• **Task to complete**: Which lines hold the word "diagram"? Copy each one.

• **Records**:
◇ ◇ ◇ ◇ ◇
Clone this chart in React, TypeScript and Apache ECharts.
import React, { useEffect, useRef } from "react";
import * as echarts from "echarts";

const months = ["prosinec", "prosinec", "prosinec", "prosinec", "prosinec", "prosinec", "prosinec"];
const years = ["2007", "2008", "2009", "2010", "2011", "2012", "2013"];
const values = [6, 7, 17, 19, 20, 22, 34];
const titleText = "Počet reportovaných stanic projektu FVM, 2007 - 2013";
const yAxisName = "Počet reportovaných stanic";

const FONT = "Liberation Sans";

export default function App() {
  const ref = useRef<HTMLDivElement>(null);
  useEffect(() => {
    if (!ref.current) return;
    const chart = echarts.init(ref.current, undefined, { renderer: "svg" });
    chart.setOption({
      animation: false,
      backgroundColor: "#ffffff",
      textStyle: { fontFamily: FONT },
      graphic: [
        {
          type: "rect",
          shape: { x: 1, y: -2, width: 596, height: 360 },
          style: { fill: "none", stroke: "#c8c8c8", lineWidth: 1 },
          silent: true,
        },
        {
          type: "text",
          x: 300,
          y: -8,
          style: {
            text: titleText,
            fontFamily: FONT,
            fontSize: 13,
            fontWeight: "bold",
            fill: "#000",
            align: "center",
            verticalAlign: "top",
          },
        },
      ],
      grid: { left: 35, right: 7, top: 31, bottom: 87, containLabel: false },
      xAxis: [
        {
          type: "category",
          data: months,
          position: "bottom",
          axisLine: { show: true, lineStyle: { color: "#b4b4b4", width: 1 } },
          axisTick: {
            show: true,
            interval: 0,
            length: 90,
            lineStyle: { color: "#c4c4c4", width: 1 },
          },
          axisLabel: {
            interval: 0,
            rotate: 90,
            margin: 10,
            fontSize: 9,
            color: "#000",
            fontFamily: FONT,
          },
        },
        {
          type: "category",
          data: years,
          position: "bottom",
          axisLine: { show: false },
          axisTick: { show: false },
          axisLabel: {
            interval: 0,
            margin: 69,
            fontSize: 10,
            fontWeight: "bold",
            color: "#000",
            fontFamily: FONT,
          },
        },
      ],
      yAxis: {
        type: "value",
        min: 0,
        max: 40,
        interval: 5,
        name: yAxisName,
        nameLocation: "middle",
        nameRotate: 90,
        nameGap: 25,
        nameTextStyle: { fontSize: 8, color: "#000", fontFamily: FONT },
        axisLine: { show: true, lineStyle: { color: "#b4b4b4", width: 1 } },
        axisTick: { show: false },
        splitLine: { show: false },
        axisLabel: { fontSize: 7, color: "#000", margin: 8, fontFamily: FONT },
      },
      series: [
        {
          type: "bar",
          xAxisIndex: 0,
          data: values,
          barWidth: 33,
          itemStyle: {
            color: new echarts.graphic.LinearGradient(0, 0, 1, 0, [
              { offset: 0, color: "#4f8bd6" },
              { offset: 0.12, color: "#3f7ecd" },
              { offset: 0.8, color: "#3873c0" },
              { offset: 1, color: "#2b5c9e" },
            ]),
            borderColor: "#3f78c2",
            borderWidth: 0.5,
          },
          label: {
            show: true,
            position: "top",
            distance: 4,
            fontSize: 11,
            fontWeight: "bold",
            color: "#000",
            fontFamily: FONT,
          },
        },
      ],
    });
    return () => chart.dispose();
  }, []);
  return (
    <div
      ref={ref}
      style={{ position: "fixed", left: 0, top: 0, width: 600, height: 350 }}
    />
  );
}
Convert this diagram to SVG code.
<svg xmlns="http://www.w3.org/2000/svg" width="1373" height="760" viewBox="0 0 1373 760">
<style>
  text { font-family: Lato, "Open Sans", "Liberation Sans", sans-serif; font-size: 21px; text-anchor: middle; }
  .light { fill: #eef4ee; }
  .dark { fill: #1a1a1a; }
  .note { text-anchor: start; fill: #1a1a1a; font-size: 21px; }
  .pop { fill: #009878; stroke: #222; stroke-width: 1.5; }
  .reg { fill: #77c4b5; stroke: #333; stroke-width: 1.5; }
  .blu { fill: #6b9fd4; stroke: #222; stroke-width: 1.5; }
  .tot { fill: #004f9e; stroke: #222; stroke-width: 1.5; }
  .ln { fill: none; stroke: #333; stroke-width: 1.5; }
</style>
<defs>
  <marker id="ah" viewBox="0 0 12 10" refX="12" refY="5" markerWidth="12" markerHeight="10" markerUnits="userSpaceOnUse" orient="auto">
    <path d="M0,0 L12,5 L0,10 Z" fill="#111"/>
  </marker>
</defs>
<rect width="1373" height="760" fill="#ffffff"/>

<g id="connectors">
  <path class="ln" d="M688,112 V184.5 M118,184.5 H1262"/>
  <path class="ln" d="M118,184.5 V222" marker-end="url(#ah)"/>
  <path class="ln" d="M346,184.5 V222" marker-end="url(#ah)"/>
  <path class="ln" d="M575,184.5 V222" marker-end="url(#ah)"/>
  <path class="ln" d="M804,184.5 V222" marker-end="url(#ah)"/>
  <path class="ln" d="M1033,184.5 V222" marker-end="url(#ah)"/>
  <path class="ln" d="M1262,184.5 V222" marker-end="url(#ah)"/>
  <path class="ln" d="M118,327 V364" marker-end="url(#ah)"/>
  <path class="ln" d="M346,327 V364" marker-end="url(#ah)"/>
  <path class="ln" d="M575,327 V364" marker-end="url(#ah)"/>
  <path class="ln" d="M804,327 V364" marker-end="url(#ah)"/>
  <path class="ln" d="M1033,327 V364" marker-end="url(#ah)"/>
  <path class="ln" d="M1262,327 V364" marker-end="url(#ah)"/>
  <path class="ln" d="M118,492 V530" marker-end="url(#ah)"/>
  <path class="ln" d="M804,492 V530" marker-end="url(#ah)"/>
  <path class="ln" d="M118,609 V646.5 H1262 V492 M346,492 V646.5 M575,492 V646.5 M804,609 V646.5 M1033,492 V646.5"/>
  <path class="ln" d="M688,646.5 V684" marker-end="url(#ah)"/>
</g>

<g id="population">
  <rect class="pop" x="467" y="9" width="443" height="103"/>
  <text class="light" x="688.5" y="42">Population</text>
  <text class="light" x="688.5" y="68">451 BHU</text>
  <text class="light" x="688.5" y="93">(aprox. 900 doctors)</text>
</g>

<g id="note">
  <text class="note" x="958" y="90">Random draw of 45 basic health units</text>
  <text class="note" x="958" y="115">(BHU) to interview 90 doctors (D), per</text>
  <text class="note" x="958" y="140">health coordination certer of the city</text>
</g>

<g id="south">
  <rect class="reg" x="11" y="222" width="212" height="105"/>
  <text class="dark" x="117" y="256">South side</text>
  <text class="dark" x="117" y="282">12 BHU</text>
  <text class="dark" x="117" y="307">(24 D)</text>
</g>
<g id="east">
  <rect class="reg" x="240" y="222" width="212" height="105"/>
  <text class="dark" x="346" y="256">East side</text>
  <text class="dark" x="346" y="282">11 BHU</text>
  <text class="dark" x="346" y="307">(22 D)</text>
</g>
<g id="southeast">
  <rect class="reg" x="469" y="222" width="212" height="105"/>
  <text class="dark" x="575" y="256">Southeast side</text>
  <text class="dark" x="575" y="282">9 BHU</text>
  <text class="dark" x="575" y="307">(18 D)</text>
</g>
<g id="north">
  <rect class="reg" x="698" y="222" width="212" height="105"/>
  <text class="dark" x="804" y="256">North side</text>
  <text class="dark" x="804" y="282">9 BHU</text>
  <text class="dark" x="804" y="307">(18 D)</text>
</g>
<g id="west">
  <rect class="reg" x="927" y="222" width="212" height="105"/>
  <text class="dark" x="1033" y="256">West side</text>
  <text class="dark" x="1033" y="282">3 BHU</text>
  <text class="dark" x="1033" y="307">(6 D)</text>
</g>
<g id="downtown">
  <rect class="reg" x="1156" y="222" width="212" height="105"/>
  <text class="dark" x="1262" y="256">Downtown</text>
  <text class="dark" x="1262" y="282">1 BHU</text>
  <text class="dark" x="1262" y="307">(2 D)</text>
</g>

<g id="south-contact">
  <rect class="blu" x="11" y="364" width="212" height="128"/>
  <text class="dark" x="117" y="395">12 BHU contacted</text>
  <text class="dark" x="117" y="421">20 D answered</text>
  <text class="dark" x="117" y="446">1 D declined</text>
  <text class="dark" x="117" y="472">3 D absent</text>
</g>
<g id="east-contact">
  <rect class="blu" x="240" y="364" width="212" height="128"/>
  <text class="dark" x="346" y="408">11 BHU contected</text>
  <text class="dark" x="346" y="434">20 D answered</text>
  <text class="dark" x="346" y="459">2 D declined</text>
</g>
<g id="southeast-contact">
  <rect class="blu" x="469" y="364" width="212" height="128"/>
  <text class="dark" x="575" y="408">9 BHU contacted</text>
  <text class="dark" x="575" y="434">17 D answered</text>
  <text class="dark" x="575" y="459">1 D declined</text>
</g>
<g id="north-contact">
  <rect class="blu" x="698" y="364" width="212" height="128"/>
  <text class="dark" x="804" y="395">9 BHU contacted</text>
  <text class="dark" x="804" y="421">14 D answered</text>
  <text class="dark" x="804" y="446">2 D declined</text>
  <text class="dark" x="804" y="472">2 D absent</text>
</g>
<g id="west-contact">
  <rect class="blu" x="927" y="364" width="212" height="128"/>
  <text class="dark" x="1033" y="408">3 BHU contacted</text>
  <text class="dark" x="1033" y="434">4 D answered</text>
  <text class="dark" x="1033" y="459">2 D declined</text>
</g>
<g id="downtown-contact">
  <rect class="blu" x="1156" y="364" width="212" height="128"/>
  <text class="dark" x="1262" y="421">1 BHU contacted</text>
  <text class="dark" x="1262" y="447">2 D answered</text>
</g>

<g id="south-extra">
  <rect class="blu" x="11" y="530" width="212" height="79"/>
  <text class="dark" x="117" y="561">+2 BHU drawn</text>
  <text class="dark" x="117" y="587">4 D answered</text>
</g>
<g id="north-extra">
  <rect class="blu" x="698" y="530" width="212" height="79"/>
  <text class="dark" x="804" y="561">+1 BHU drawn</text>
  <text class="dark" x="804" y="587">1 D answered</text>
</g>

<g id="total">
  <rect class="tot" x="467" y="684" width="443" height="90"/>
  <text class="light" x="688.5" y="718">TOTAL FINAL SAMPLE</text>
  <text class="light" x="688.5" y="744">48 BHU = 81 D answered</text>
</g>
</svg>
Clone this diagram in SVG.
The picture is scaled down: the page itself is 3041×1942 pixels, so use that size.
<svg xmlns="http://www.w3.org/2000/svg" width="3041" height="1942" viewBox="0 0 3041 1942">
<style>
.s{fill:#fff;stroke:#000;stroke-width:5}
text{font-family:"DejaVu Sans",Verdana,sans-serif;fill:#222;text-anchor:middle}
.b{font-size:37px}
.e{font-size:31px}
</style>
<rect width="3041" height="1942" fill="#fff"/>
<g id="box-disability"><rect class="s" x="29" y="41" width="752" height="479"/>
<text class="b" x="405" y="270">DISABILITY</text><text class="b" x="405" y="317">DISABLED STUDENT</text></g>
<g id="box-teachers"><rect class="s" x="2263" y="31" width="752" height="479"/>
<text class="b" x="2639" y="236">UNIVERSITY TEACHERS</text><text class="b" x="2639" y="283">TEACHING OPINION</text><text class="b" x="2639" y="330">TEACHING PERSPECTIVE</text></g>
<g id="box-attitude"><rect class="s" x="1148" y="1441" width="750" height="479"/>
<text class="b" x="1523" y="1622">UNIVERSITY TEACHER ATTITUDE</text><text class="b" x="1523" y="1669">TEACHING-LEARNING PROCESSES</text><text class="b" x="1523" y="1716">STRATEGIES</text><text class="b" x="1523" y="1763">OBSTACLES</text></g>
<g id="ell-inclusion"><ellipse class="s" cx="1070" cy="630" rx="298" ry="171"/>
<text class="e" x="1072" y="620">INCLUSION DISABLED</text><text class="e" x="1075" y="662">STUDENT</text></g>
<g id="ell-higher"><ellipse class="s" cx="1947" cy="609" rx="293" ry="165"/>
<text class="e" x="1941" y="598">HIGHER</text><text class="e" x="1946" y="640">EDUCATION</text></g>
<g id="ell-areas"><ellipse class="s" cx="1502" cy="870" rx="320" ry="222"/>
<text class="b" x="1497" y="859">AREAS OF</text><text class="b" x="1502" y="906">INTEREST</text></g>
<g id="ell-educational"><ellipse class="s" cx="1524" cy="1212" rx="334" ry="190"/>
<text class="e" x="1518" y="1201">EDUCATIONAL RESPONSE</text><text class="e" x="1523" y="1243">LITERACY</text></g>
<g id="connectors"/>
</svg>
◇ ◇ ◇ ◇ ◇
• **Task output**:
Convert this diagram to SVG code.
Clone this diagram in SVG.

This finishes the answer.